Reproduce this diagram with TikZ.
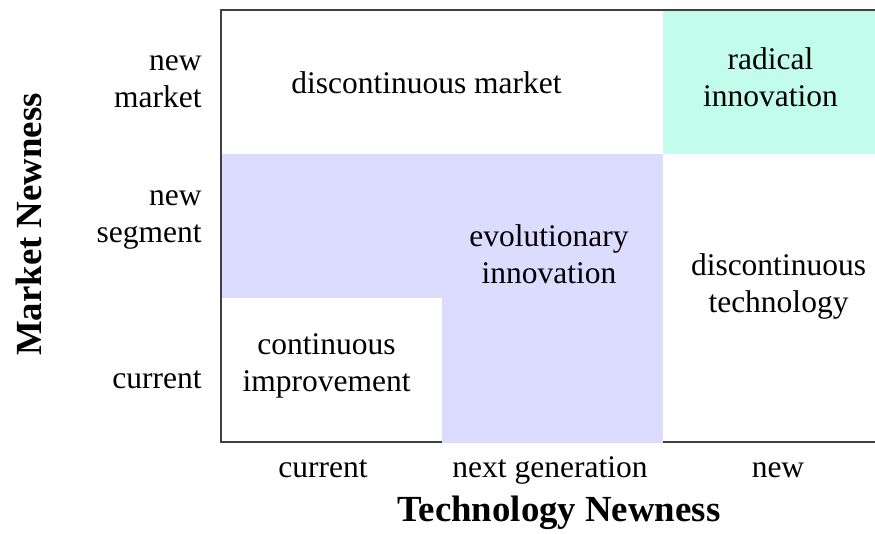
\documentclass[tikz,border=0pt]{standalone}
\usepackage{fontspec}
\setmainfont{Liberation Serif}
\definecolor{evolfill}{RGB}{220,220,255}
\definecolor{radfill}{RGB}{194,253,236}
\begin{document}
\begin{tikzpicture}[
x=0.5pt, y=-0.5pt,
celltext/.style={
  align=center,
  anchor=base,
  inner sep=0pt,
  font=\fontsize{15.75}{18.5}\selectfont
  },
rowtext/.style={celltext, align=right, anchor=base east},
axistext/.style={
  anchor=base,
  inner sep=0pt,
  font=\fontsize{18.4}{22}\selectfont\bfseries
  }
]
\useasboundingbox (0,0) rectangle (875,534);
\coordinate (tl) at (221,10);
\coordinate (bl) at (221,442);
\coordinate (tr) at (875,10);
\coordinate (br) at (875,442);
\draw[line width=1pt, black!75] (tr) -- (tl) -- (bl) -- (br);
\fill[evolfill] (222,154) rectangle (663,298);
\fill[evolfill] (442,154) rectangle (663,443.5);
\fill[radfill] (663,11) rectangle (875,154);
% cells (base = last line)
\node[celltext] (dmarket) at (426.5,94) {discontinuous market};
\node[celltext] (radical) at (770.5,107) {radical\\innovation};
\node[celltext] (evol) at (549,284) {evolutionary\\innovation};
\node[celltext] (dtech) at (778.5,313) {discontinuous\\technology};
\node[celltext] (cont) at (326.5,392) {continuous\\improvement};
% axes
\node[rowtext] (newmarket) at (202,108) {new\\market};
\node[rowtext] (newseg) at (202,243) {new\\segment};
\node[rowtext] (curmarket) at (202,389) {current};
\foreach \Name/\X/\Text in {cur/323/current,next/550/next generation,new/778/new}
  \node[celltext] (tech-\Name) at (\X,478) {\Text};
\node[axistext] (technew) at (559,522) {Technology Newness};
\node[axistext, rotate=90] (marketnew) at (41,224.5) {Market Newness};
\end{tikzpicture}
\end{document}
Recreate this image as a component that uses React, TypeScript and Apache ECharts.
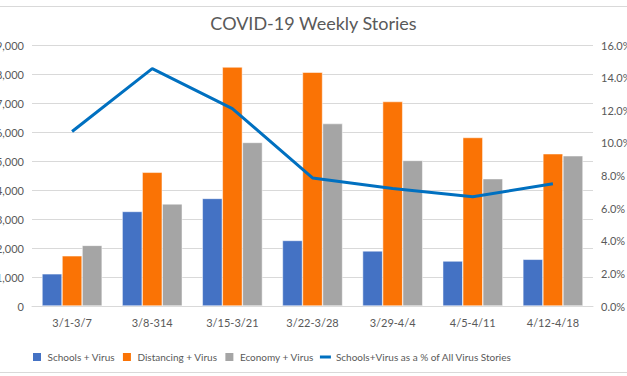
import React, { useEffect, useRef } from "react";
import * as echarts from "echarts";

const categories = ["3/1-3/7", "3/8-314", "3/15-3/21", "3/22-3/28", "3/29-4/4", "4/5-4/11", "4/12-4/18"];
const schools = [1110, 3260, 3710, 2260, 1900, 1550, 1610];
const distancing = [1730, 4610, 8240, 8060, 7050, 5810, 5250];
const economy = [2090, 3520, 5640, 6290, 5020, 4390, 5180];
const schoolsPct = [10.7, 14.55, 12.1, 7.85, 7.2, 6.7, 7.5];

const FONT = "Lato";
const TXT = "#595959";

export default function App() {
  const ref = useRef<HTMLDivElement>(null);
  useEffect(() => {
    document.body.style.margin = "0";
    const chart = echarts.init(ref.current!, null, { renderer: "svg" });
    const sq = "path://M0,0h10v10h-10z";
    chart.setOption({
      animation: false,
      backgroundColor: "#fff",
      textStyle: { fontFamily: FONT },
      title: {
        text: "COVID-19 Weekly Stories",
        left: "center",
        top: 9,
        textStyle: { fontFamily: FONT, fontSize: 18, fontWeight: "normal", color: TXT },
      },
      graphic: [
        { type: "line", shape: { x1: 0, y1: 6.5, x2: 627, y2: 6.5 }, style: { stroke: "#D9D9D9", lineWidth: 1 } },
        { type: "line", shape: { x1: 0, y1: 372.5, x2: 627, y2: 372.5 }, style: { stroke: "#D9D9D9", lineWidth: 1 } },
      ],
      legend: {
        top: 346,
        left: 26,
        itemWidth: 11,
        itemHeight: 10,
        itemGap: 6,
        textStyle: { fontFamily: FONT, fontSize: 10, color: TXT },
        data: [
          { name: "Schools + Virus", icon: sq },
          { name: "Distancing + Virus", icon: sq },
          { name: "Economy + Virus", icon: sq },
          { name: "Schools+Virus as a % of All Virus Stories", icon: "path://M0,0h11v3h-11z" },
        ],
      },
      grid: { left: 32, right: 34, top: 45, bottom: 70, outerBoundsMode: "none", containLabel: false },
      xAxis: {
        type: "category",
        data: categories,
        axisLine: { lineStyle: { color: "#D9D9D9" } },
        axisTick: { show: false },
        axisLabel: { fontFamily: FONT, fontSize: 11, color: TXT, margin: 11 },
      },
      yAxis: [
        {
          type: "value",
          min: 0,
          max: 9000,
          interval: 1000,
          axisLine: { show: false },
          axisTick: { show: false },
          splitLine: { lineStyle: { color: "#D9D9D9" } },
          axisLabel: {
            fontFamily: FONT,
            fontSize: 11,
            color: TXT,
            margin: 8,
            formatter: (v: number) => v.toLocaleString("en-US"),
          },
        },
        {
          type: "value",
          min: 0,
          max: 16,
          interval: 2,
          position: "right",
          axisLine: { show: false },
          axisTick: { show: false },
          splitLine: { show: false },
          axisLabel: {
            fontFamily: FONT,
            fontSize: 11,
            color: TXT,
            margin: 8,
            formatter: (v: number) => v.toFixed(1) + "%",
          },
        },
      ],
      series: [
        {
          name: "Schools + Virus",
          type: "bar",
          data: schools,
          barGap: "0%",
          barCategoryGap: "25%",
          itemStyle: { color: "#4472C4", borderColor: "#fff", borderWidth: 0.5 },
        },
        {
          name: "Distancing + Virus",
          type: "bar",
          data: distancing,
          itemStyle: { color: "#FA7305", borderColor: "#fff", borderWidth: 0.5 },
        },
        {
          name: "Economy + Virus",
          type: "bar",
          data: economy,
          itemStyle: { color: "#A5A5A5", borderColor: "#fff", borderWidth: 0.5 },
        },
        {
          name: "Schools+Virus as a % of All Virus Stories",
          type: "line",
          yAxisIndex: 1,
          data: schoolsPct,
          symbol: "none",
          lineStyle: { color: "#0070C0", width: 3 },
          itemStyle: { color: "#0070C0" },
          z: 5,
        },
      ],
    });
    return () => chart.dispose();
  }, []);
  return <div ref={ref} style={{ width: 627, height: 376 }} />;
}
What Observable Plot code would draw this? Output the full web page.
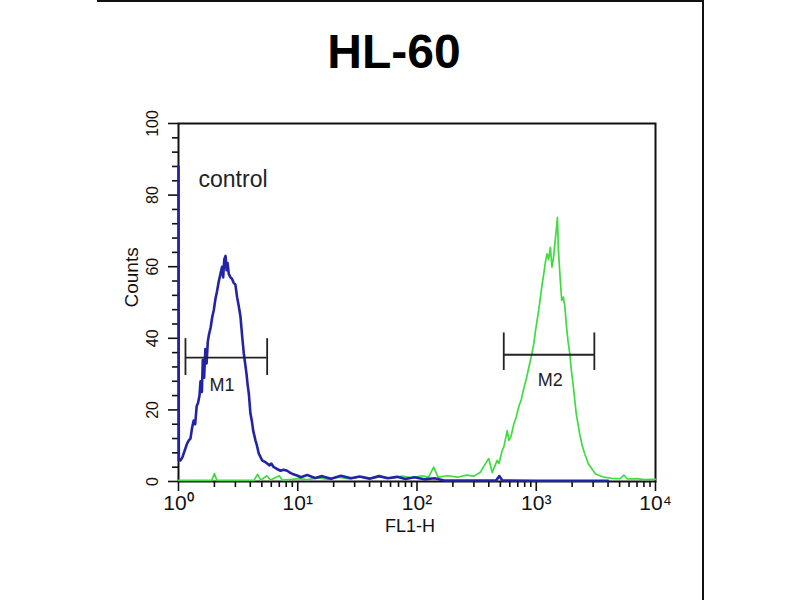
<!DOCTYPE html>
<html><head><meta charset="utf-8">
<script src="https://cdn.jsdelivr.net/npm/d3@7"></script>
<script src="https://cdn.jsdelivr.net/npm/@observablehq/plot@0.6"></script>
<style>
body{margin:0;background:#fff;}
#wrap{position:relative;width:800px;height:600px;}
#border{position:absolute;left:97px;top:0;width:607px;height:600px;border-top:2px solid #111;border-right:2px solid #111;box-sizing:border-box;pointer-events:none;}
</style></head><body><div id="wrap"><div id="border"></div></div>
<script>
// ---- data ----
const title = "HL-60";
const xLabel = "FL1-H";
const yLabel = "Counts";
const sampleLabel = "control";

const xMajorTicks = [1, 10, 100, 1000, 10000];
const yMajorTicks = [0, 20, 40, 60, 80, 100];

// blue (control) histogram: FL1-H channel value, counts
const blueFL1 = [1, 1.006, 1.04, 1.08, 1.11, 1.15, 1.18, 1.22, 1.26, 1.3, 1.34, 1.38, 1.42, 1.46, 1.5, 1.53, 1.57, 1.6, 1.64, 1.68, 1.72, 1.76, 1.8, 1.86, 1.92, 1.98, 2.04, 2.1, 2.18, 2.25, 2.32, 2.37, 2.42, 2.48, 2.53, 2.58, 2.64, 2.73, 2.82, 2.9, 3.0, 3.1, 3.2, 3.31, 3.42, 3.53, 3.62, 3.72, 3.8, 3.89, 4.01, 4.12, 4.23, 4.42, 4.55, 4.71, 4.85, 5.03, 5.3, 5.54, 5.8, 6.0, 6.3, 6.7, 7.17, 7.6, 8.15, 8.6, 9.2, 10, 10.6, 12, 14, 16, 19, 23, 28, 33, 40, 48, 57, 68, 80, 95, 115, 140, 170, 300, 460, 490, 520, 1000, 4000];
const blueCounts = [88, 6, 5.9, 6.8, 8, 9.5, 10.6, 11.5, 12, 15, 17, 16, 21, 22, 24, 28, 25, 34, 29, 37, 33, 39, 41, 43, 46, 48, 51, 53, 56, 58, 60, 57, 62, 63, 59, 61, 58, 57, 56.5, 55.5, 55, 51.5, 49, 46, 40.5, 35.7, 33, 30, 27, 24.5, 19, 17, 14.2, 11.5, 10, 7.8, 7, 5.9, 5.5, 5, 4.5, 5, 4, 3.5, 3, 3.3, 3, 2.5, 2, 1.6, 1.2, 1.8, 1, 1.5, 0.8, 1.6, 0.9, 1.4, 0.8, 1.5, 0.9, 1.3, 0.7, 1.2, 0.6, 0.9, 0.3, 0.3, 0.3, 1.5, 0.3, 0.2, 0.2];

// green (antibody) histogram
const greenFL1 = [1, 1.9, 2.0, 2.1, 4.3, 4.6, 4.9, 5.5, 5.9, 7, 7.4, 9, 10, 12, 15, 18, 22, 27, 33, 40, 50, 60, 75, 90, 110, 125, 138, 150, 180, 220, 260, 300, 340, 375, 400, 427, 446, 470, 487, 518, 534, 571, 590, 612, 649, 680, 712, 750, 790, 830, 867, 910, 954, 985, 1016, 1050, 1084, 1120, 1156, 1190, 1232, 1270, 1313, 1355, 1398, 1441, 1470, 1505, 1534, 1585, 1635, 1687, 1740, 1795, 1850, 1911, 1970, 2037, 2100, 2165, 2313, 2430, 2551, 2738, 3139, 3700, 4300, 5070, 5426, 5800, 7040, 8000, 9150, 10000];
const greenCounts = [0.3, 0.3, 2.2, 0.3, 0.3, 2, 0.4, 1.6, 0.4, 1.6, 0.4, 0.6, 0.8, 0.5, 1, 0.6, 1.2, 0.7, 1.3, 0.8, 1.4, 0.9, 1.5, 1, 1.6, 1.2, 4, 1.2, 1.6, 1.2, 1.8, 1.5, 2.6, 5, 6.4, 2.5, 4, 5.9, 5, 8.7, 9.6, 14.2, 11.5, 12.4, 16.1, 18, 20.8, 23, 26.3, 29, 31.9, 35, 38.5, 42, 45, 48, 51.5, 55, 58, 61, 63.6, 62, 65.4, 59.9, 62.7, 67.3, 70, 73.8, 64.5, 57, 50.6, 51.5, 48.7, 43.1, 39, 35.7, 31, 27.3, 23, 18.9, 13.3, 10, 7.7, 4.9, 2.1, 1.2, 0.9, 0.8, 1.8, 0.7, 0.8, 0.5, 0.6, 0.6];

// gate markers
const markerNames = ["M1", "M2"];
const markerStart = [1.144, 534];
const markerEnd = [5.54, 3070];
const markerLevel = [34.6, 35.4];
const markerCapLow = [29.6, 31];
const markerCapHigh = [39.9, 41.5];
const markerLabelX = [2.32, 1313];
const markerLabelY = [26.8, 28.2];

// ---- build tables ----
const blue = blueFL1.map((x, i) => ({x, y: blueCounts[i]}));
const green = greenFL1.map((x, i) => ({x, y: greenCounts[i]}));
const markers = markerNames.map((name, i) => ({
  name, x1: markerStart[i], x2: markerEnd[i], y: markerLevel[i],
  y1: markerCapLow[i], y2: markerCapHigh[i], lx: markerLabelX[i], ly: markerLabelY[i]
}));
const caps = markers.flatMap(m => [{x: m.x1, y1: m.y1, y2: m.y2}, {x: m.x2, y1: m.y1, y2: m.y2}]);

const xMinorTicks = [];
for (let d = 1; d < 10000; d *= 10) for (let k = 2; k <= 9; k++) xMinorTicks.push(d * k);
const yMinorTicks = d3.range(0, 101, 4).filter(v => v % 20 !== 0);

const supDigits = {"0": "\u2070", "1": "\u00b9", "2": "\u00b2", "3": "\u00b3", "4": "\u2074"};
const supFormat = v => "10" + String(Math.round(Math.log10(v))).split("").map(c => supDigits[c]).join("");

const font = "'Liberation Sans', Arial, Helvetica, sans-serif";

const chart = Plot.plot({
  width: 800, height: 600,
  marginLeft: 178, marginRight: 145, marginTop: 123, marginBottom: 119,
  style: {fontFamily: font, background: "white", color: "#111"},
  x: {type: "log", domain: [1, 10000]},
  y: {domain: [0, 100]},
  marks: [
    Plot.frame({stroke: "#111", strokeWidth: 2}),
    Plot.axisY({ticks: yMajorTicks, tickSize: 10, tickFormat: () => "", strokeWidth: 1.6, label: null}),
    Plot.axisY({ticks: yMinorTicks, tickSize: 6, tickFormat: () => "", strokeWidth: 1.6, label: null}),
    Plot.axisX({ticks: xMajorTicks, tickSize: 10, tickFormat: () => "", strokeWidth: 1.6, label: null}),
    Plot.axisX({ticks: xMinorTicks, tickSize: 6, tickFormat: () => "", strokeWidth: 1.6, label: null}),
    Plot.text(yMajorTicks, {x: () => 1, y: d => d, text: d => String(d), rotate: -90, dx: -26, fontSize: 16, fill: "#111"}),
    Plot.text(xMajorTicks, {x: d => d, frameAnchor: "bottom", dy: 28, text: supFormat, fontSize: 21, fill: "#111"}),
    Plot.line(green, {x: "x", y: "y", stroke: "#3fdc3f", strokeWidth: 1.7}),
    Plot.line(blue, {x: "x", y: "y", stroke: "#2323a8", strokeWidth: 2.6}),
    Plot.ruleY(markers, {x1: "x1", x2: "x2", y: "y", stroke: "#222", strokeWidth: 1.8}),
    Plot.ruleX(caps, {x: "x", y1: "y1", y2: "y2", stroke: "#222", strokeWidth: 1.8}),
    Plot.text(markers, {x: "lx", y: "ly", text: "name", fontSize: 18, fill: "#222"}),
    Plot.text([sampleLabel], {frameAnchor: "top-left", dx: 20, dy: 47, text: d => d, textAnchor: "start", fontSize: 23, fill: "#222"}),
    Plot.text([title], {frameAnchor: "top", dx: -23, dy: -90, text: d => d, fontSize: 48, fontWeight: "bold", fill: "#000"}),
    Plot.text([xLabel], {frameAnchor: "bottom", dx: -7, dy: 50, text: d => d, fontSize: 18, fill: "#111"}),
    Plot.text([yLabel], {frameAnchor: "left", dx: -47, dy: 5, rotate: -90, text: d => d, fontSize: 19, fill: "#111"})
  ]
});
document.getElementById("wrap").prepend(chart);
</script>
</body></html>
*****
From the entries above, list each line with "this" in it.

» COMPLETE RESPONSE:
Reproduce this diagram with TikZ.
Recreate this image as a component that uses React, TypeScript and Apache ECharts.
What Observable Plot code would draw this? Output the full web page.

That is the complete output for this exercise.